On Sat, Jul 23, 2016 at 1:30 AM, Viresh Kumar <[email protected]> wrote:
> On 22-07-16, 23:46, Rafael J. Wysocki wrote:
>> On Friday, July 22, 2016 02:28:52 PM Viresh Kumar wrote:
>> > On 22-07-16, 23:31, Rafael J. Wysocki wrote:
>> > > > cpufreq.c
>> > > >
>> > > >         if (policy->governor->max_transition_latency &&
>> > > >             policy->cpuinfo.transition_latency >
>> > > >             policy->governor->max_transition_latency) {
>> > > >
>> > > > - And this check will always fail, unless max_transition_latency is 
>> > > > zero.
>> > >
>> > > Why would it fail?  If governor->max_transition_latency is non-zero, but 
>> > > less
>> > > than UNIT_MAX, the condition checked will be true to my eyes.
>> >
>> > Bad wording.

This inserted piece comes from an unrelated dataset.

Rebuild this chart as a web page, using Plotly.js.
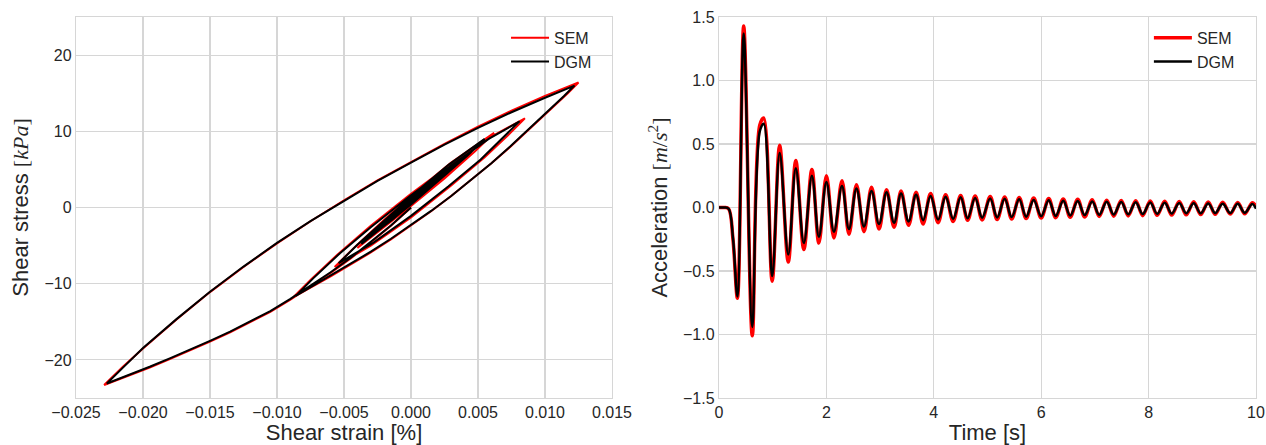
<!DOCTYPE html>
<html><head><meta charset="utf-8">
<script src="https://cdn.plot.ly/plotly-3.0.1.min.js"></script>
<style>html,body{margin:0;padding:0;background:#fff}</style>
</head><body><div id="chart" style="width:1266px;height:445px"></div>
<script>
// ---- Left panel: stress-strain hysteresis ----
const strainSEM = [0,-0.0015,-0.003,-0.0045,-0.006,-0.0075,-0.009,-0.0105,-0.012,-0.0135,-0.015,-0.0165,-0.018,-0.0195,-0.021,-0.0229,
 -0.0215,-0.0200,-0.0175,-0.0150,-0.0125,-0.0100,-0.0075,-0.0050,-0.0025,0.0000,0.0025,0.0050,0.0075,0.0100,0.0125,
 0.0117,0.0105,0.0090,0.0075,0.0060,0.0045,0.0030,0.0015,0.0000,-0.0015,-0.0030,-0.0045,-0.0060,-0.0075,-0.0088,
 -0.0075,-0.0055,-0.0030,0.0000,0.0030,0.0060,0.0085,
 0.0072,0.0055,0.0030,0.0000,-0.0030,-0.0057,
 -0.0042,-0.0020,0.0005,0.0030,0.0062,
 0.0048,0.0025,0.0000,-0.0020,-0.0040,
 -0.0025,0.0000,0.0025,0.0045,
 0.0030,0.0005,-0.0015,-0.0032,
 -0.0015,0.0010,0.0038,
 0.0020,-0.0005,-0.0027,
 -0.0010,0.0012,0.0032,
 0.0015,-0.0005,-0.0022,
 -0.0005,0.0012,0.0028,
 0.0010,-0.0005,-0.0018,
 0.0003,0.0024,
 0.0005,-0.0015,
 0.0003,0.0021,
 0.0005,-0.0012,
 0.0003,0.0019,
 0.0005,-0.0010,
 0.0003,0.0017];
const stressSEM = [0,-2.4,-4.6,-6.7,-8.6,-10.4,-12.1,-13.7,-15.1,-16.4,-17.6,-18.8,-19.9,-21.0,-22.0,-23.3,
 -20.9,-18.5,-14.7,-11.1,-7.8,-4.7,-1.8,0.95,3.55,6.0,8.35,10.6,12.7,14.65,16.4,
 15.0,13.0,10.5,8.1,5.8,3.6,1.5,-0.5,-2.4,-4.2,-5.9,-7.5,-9.05,-10.5,-11.8,
 -9.5,-6.2,-2.4,1.8,5.7,9.3,11.7,
 9.4,6.6,2.9,-1.3,-5.0,-7.8,
 -5.2,-1.6,2.3,5.9,9.8,
 7.4,3.8,0.2,-2.6,-5.3,
 -2.7,1.2,4.8,7.3,
 4.8,1.1,-1.8,-4.0,
 -1.2,2.5,6.3,
 3.4,-0.2,-3.2,
 -0.5,2.7,5.4,
 2.8,-0.1,-2.5,
 0.1,2.6,4.7,
 2.0,-0.1,-1.9,
 1.2,4.2,
 1.5,-1.4,
 1.2,3.7,
 1.5,-1.0,
 1.1,3.4,
 1.4,-0.7,
 1.1,3.1];
const strainDGM = [0,-0.0015,-0.003,-0.0045,-0.006,-0.0075,-0.009,-0.0105,-0.012,-0.0135,-0.015,-0.0165,-0.018,-0.0195,-0.021,-0.0227,
 -0.0214,-0.0200,-0.0175,-0.0150,-0.0125,-0.0100,-0.0075,-0.0050,-0.0025,0.0000,0.0025,0.0050,0.0075,0.0100,0.0122,
 0.0114,0.0102,0.0088,0.0074,0.0060,0.0045,0.0030,0.0015,0.0000,-0.0015,-0.0030,-0.0045,-0.0060,-0.0074,-0.0086,
 -0.0073,-0.0053,-0.0030,0.0000,0.0030,0.0058,0.0081,
 0.0068,0.0052,0.0028,0.0000,-0.0028,-0.0054,
 -0.0040,-0.0018,0.0005,0.0028,0.0055,
 0.0042,0.0020,0.0000,-0.0020,-0.0037,
 -0.0023,0.0000,0.0022,0.0041,
 0.0027,0.0005,-0.0014,-0.0030,
 -0.0014,0.0010,0.0035,
 0.0018,-0.0005,-0.0025,
 -0.0009,0.0012,0.0030,
 0.0014,-0.0005,-0.0020,
 -0.0004,0.0012,0.0026,
 0.0009,-0.0005,-0.0016,
 0.0003,0.0022,
 0.0005,-0.0013,
 0.0003,0.0019,
 0.0005,-0.0011,
 0.0003,0.0017];
const stressDGM = [0,-2.35,-4.5,-6.6,-8.5,-10.3,-12.0,-13.6,-15.0,-16.3,-17.5,-18.7,-19.8,-20.9,-21.9,-23.1,
 -20.85,-18.45,-14.65,-11.05,-7.75,-4.65,-1.8,0.9,3.5,5.9,8.25,10.45,12.5,14.4,16.0,
 14.6,12.6,10.3,8.0,5.8,3.6,1.5,-0.45,-2.3,-4.1,-5.8,-7.35,-8.85,-10.25,-11.6,
 -9.3,-6.0,-2.6,1.6,5.5,9.0,11.3,
 9.0,6.3,2.8,-1.1,-4.6,-7.3,
 -4.9,-1.4,2.2,5.6,9.0,
 6.8,3.4,0.4,-2.4,-4.8,
 -2.4,1.2,4.4,6.8,
 4.5,1.2,-1.6,-3.7,
 -1.0,2.5,5.9,
 3.2,-0.1,-2.9,
 -0.4,2.6,5.1,
 2.7,0.0,-2.2,
 0.3,2.6,4.5,
 1.9,0.0,-1.6,
 1.2,4.0,
 1.5,-1.2,
 1.2,3.5,
 1.4,-0.8,
 1.1,3.2];

// ---- Right panel: acceleration time history (peaks/troughs) ----
const timeS = [0,0.1,0.18,0.26,0.343,0.46,0.62,0.76,0.833,0.99,1.13,1.29,1.43,1.58,1.73,1.86,
 2.00,2.14,2.29,2.42,2.56,2.70,2.84,2.98,3.12,3.26,3.39,3.53,3.67,3.80,3.94,4.08,4.22,4.36,4.50,4.63,4.77,4.90,
 5.05,5.18,5.32,5.45,5.59,5.72,5.86,6.00,6.14,6.27,6.41,6.54,6.68,6.81,6.95,7.08,7.22,7.35,7.49,7.62,7.76,7.89,
 8.03,8.16,8.30,8.43,8.57,8.70,8.84,8.97,9.11,9.24,9.38,9.52,9.66,9.79,9.93,10.0];
const accSEM = [0,0,-0.01,-0.25,-0.715,1.43,-1.01,0.65,0.705,-0.58,0.49,-0.43,0.37,-0.33,0.30,-0.28,
 0.25,-0.24,0.21,-0.21,0.18,-0.19,0.16,-0.17,0.14,-0.155,0.13,-0.14,0.12,-0.13,0.11,-0.12,0.10,-0.11,0.095,-0.10,0.09,-0.098,
 0.086,-0.095,0.082,-0.09,0.078,-0.087,0.074,-0.083,0.07,-0.08,0.067,-0.077,0.064,-0.074,0.061,-0.071,0.058,-0.068,0.056,-0.066,0.054,-0.064,
 0.052,-0.062,0.05,-0.06,0.048,-0.058,0.046,-0.056,0.044,-0.054,0.042,-0.052,0.04,-0.05,0.038,0.01];
const accDGM = [0,0,-0.01,-0.24,-0.70,1.37,-0.94,0.60,0.66,-0.54,0.43,-0.37,0.31,-0.28,0.25,-0.23,
 0.20,-0.19,0.17,-0.17,0.15,-0.15,0.13,-0.13,0.12,-0.12,0.11,-0.11,0.10,-0.10,0.09,-0.095,0.085,-0.09,0.08,-0.085,0.075,-0.08,
 0.07,-0.078,0.068,-0.075,0.064,-0.072,0.06,-0.069,0.057,-0.066,0.054,-0.063,0.051,-0.06,0.048,-0.058,0.046,-0.056,0.044,-0.054,0.042,-0.052,
 0.04,-0.05,0.038,-0.048,0.036,-0.046,0.034,-0.045,0.032,-0.044,0.030,-0.043,0.029,-0.042,0.028,-0.01];

// ---- Tick values ----
const strainTicks = [-0.025,-0.020,-0.015,-0.010,-0.005,0.000,0.005,0.010,0.015];
const stressTicks = [-20,-10,0,10,20];
const timeTicks = [0,2,4,6,8,10];
const accTicks = [-1.5,-1.0,-0.5,0.0,0.5,1.0,1.5];

const RED = '#ff0000', BLACK = '#000000';
const GRID = '#d6d6d6';
const TXT = '#262626';
const MATH = "'Liberation Serif', 'DejaVu Serif', serif";

const traces = [
  {x: strainSEM, y: stressSEM, xaxis:'x', yaxis:'y', mode:'lines', name:'SEM',
   line:{color:RED, width:2}, legend:'legend'},
  {x: strainDGM, y: stressDGM, xaxis:'x', yaxis:'y', mode:'lines', name:'DGM',
   line:{color:BLACK, width:2}, legend:'legend'},
  {x: timeS, y: accSEM, xaxis:'x2', yaxis:'y2', mode:'lines', name:'SEM',
   line:{color:RED, width:3.5, shape:'spline', smoothing:1}, legend:'legend2'},
  {x: timeS, y: accDGM, xaxis:'x2', yaxis:'y2', mode:'lines', name:'DGM',
   line:{color:BLACK, width:2.5, shape:'spline', smoothing:1}, legend:'legend2'}
];

function axisBase() {
  return {showgrid:true, gridcolor:GRID, gridwidth:1.2, showline:true, linecolor:GRID, linewidth:1.2,
    mirror:true, zeroline:false, ticks:'', tickfont:{size:16, color:TXT}, automargin:false};
}

const layout = {
  width:1266, height:445,
  margin:{l:0, r:0, t:17, b:47},
  paper_bgcolor:'#ffffff', plot_bgcolor:'#ffffff',
  font:{family:"'Liberation Sans', Arial, sans-serif", color:TXT},
  xaxis: Object.assign(axisBase(), {domain:[0.06003,0.48341], range:[-0.025,0.015], anchor:'y',
    tickvals:strainTicks, tickformat:'.3f',
    title:{text:'Shear strain [%]', font:{size:22, color:TXT}, standoff:4}}),
  yaxis: Object.assign(axisBase(), {domain:[0,1], range:[-25,25], anchor:'x',
    tickvals:stressTicks,
    title:{text:'Shear stress <span style="font-family:'+MATH+'">[<i>kPa</i>]</span>', font:{size:22, color:TXT}, standoff:9}}),
  xaxis2: Object.assign(axisBase(), {domain:[0.56793,0.99210], range:[0,10], anchor:'y2',
    tickvals:timeTicks,
    title:{text:'Time [s]', font:{size:22, color:TXT}, standoff:4}}),
  yaxis2: Object.assign(axisBase(), {domain:[0,1], range:[-1.5,1.5], anchor:'x2',
    tickvals:accTicks, tickformat:'.1f',
    title:{text:'Acceleration <span style="font-family:'+MATH+'">[<i>m</i>/<i>s</i><sup>2</sup>]</span>', font:{size:22, color:TXT}, standoff:9}}),
  legend:{x:0.3997, y:0.99, xanchor:'left', yanchor:'top', bgcolor:'rgba(0,0,0,0)', borderwidth:0,
    itemwidth:38, font:{size:16, color:TXT}},
  legend2:{x:0.9075, y:0.99, xanchor:'left', yanchor:'top', bgcolor:'rgba(0,0,0,0)', borderwidth:0,
    itemwidth:38, font:{size:16, color:TXT}},
  showlegend:true
};

Plotly.newPlot('chart', traces, layout, {staticPlot:true, displayModeBar:false});
</script></body></html>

Sorry.
>> >
>> > I meant, this 'if' check will always succeed (as you also noted), and
>> > so we will always get the error message reported in this patch.
>>
>> Not always, but for drivers setting cpuinfo.transition_latency to 
>> CPUFREQ_ETERNAL.
>
> So the drivers which have set their transition_latency to
> CPUFREQ_ETERNAL, can't use ondemand governor unless
> governor->max_transition_latency is set to 0 from userspace.
>
> What should be done about this patch then ? It broke in late 2015.

I'll apply the revert with a "Cc: stable" tag.

Question is what to do about the other drivers setting
cpuinfo.transition_latency to CPUFREQ_ETERNAL.